The PGA Centenary Course at Gleneagles will be graced by the likes of Rory McIlroy, Sergio Garcia and Bubba Watson and the competition will help to cement Scotland’s status as the Home of Golf.
The game, born in Scotland, continues to develop and evolve as one of the nation’s most valuable assets. Golf burgeoned on the East Lothian coast, in the towns of Fife and on the south-west coast in and around Prestwick. Clubhouses in some quarters are decorated with pictures and memories from yesteryear of Old Tom Morris and James Braid, the men who helped create the early increase in the game’s popularity. Fast forward six centuries and the game continues to thrive.

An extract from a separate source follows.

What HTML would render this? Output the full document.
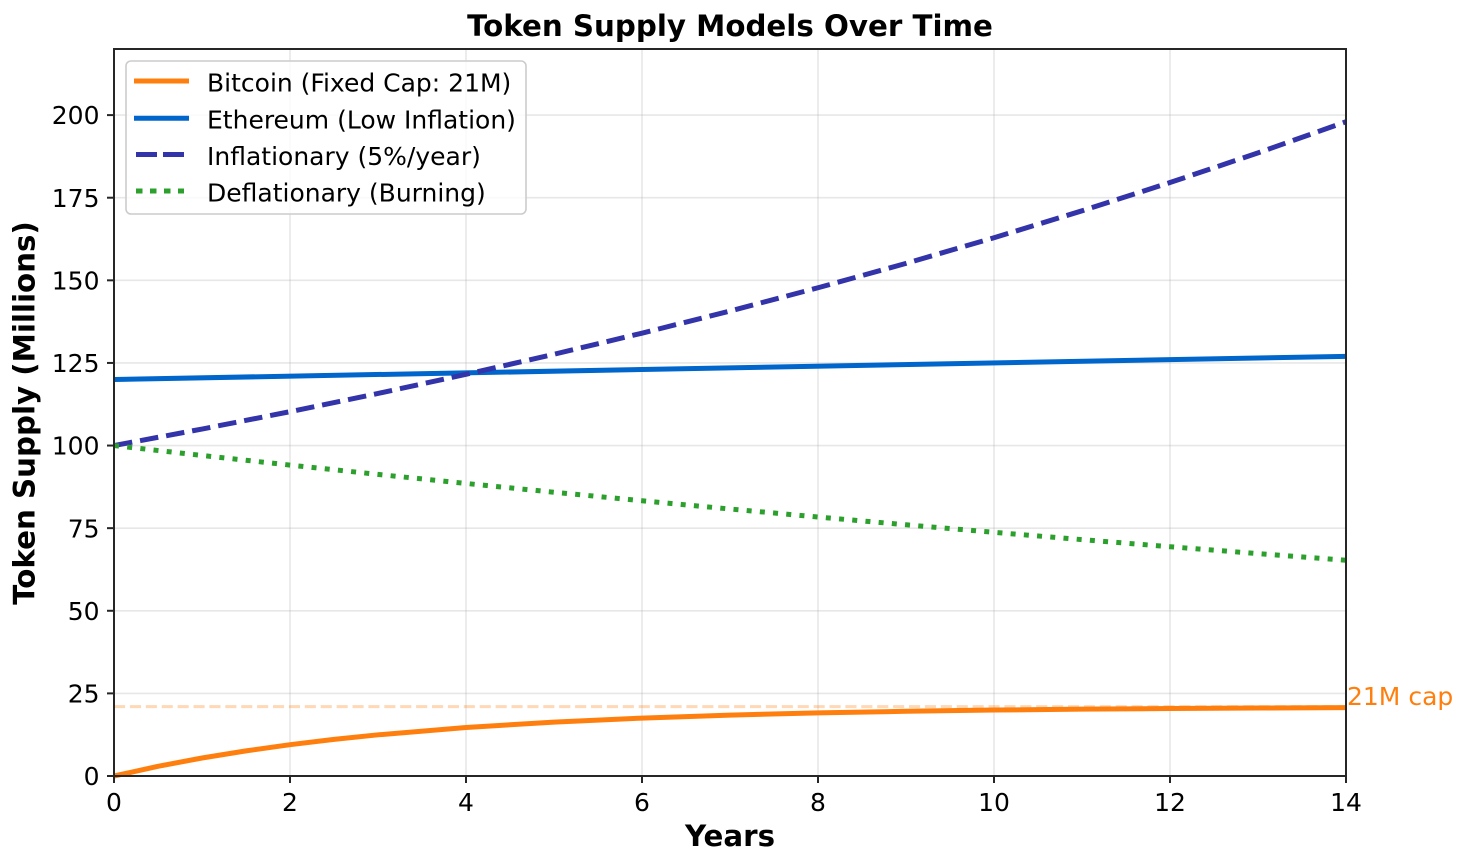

Open Championship venues such as Royal Troon, the Old Course, St Andrews, Muirfield, Carnoustie and Turnberry entice golfers from around the world. And with more than 550 courses throughout the country, those looking to mix business with golf will be spoilt for choice.
Neil Brownlee, head of business tourism at VisitScotland, said: "The 2014 Ryder Cup at Gleneagles has captured the imagination of the golfing world and it is a fantastic opportunity, along with the recent Glasgow Commonwealth Games and the events of Homecoming, to showcase Scotland as a business events destination. This country boasts numerous golf courses attached to stunning venues, from the Gleneagles Hotel in Perthshire to the Fairmont St Andrews and Old Course Hotel, Golf Resort and Spa at St Andrews – which has a boardroom that overlooks the world-famous course".
Other options include Archerfield House in East Lothian, with its three conference rooms, or the Macdonald Aviemore Resort, which also boasts stunning mountain scenery, to Trump Turnberry on the West coast.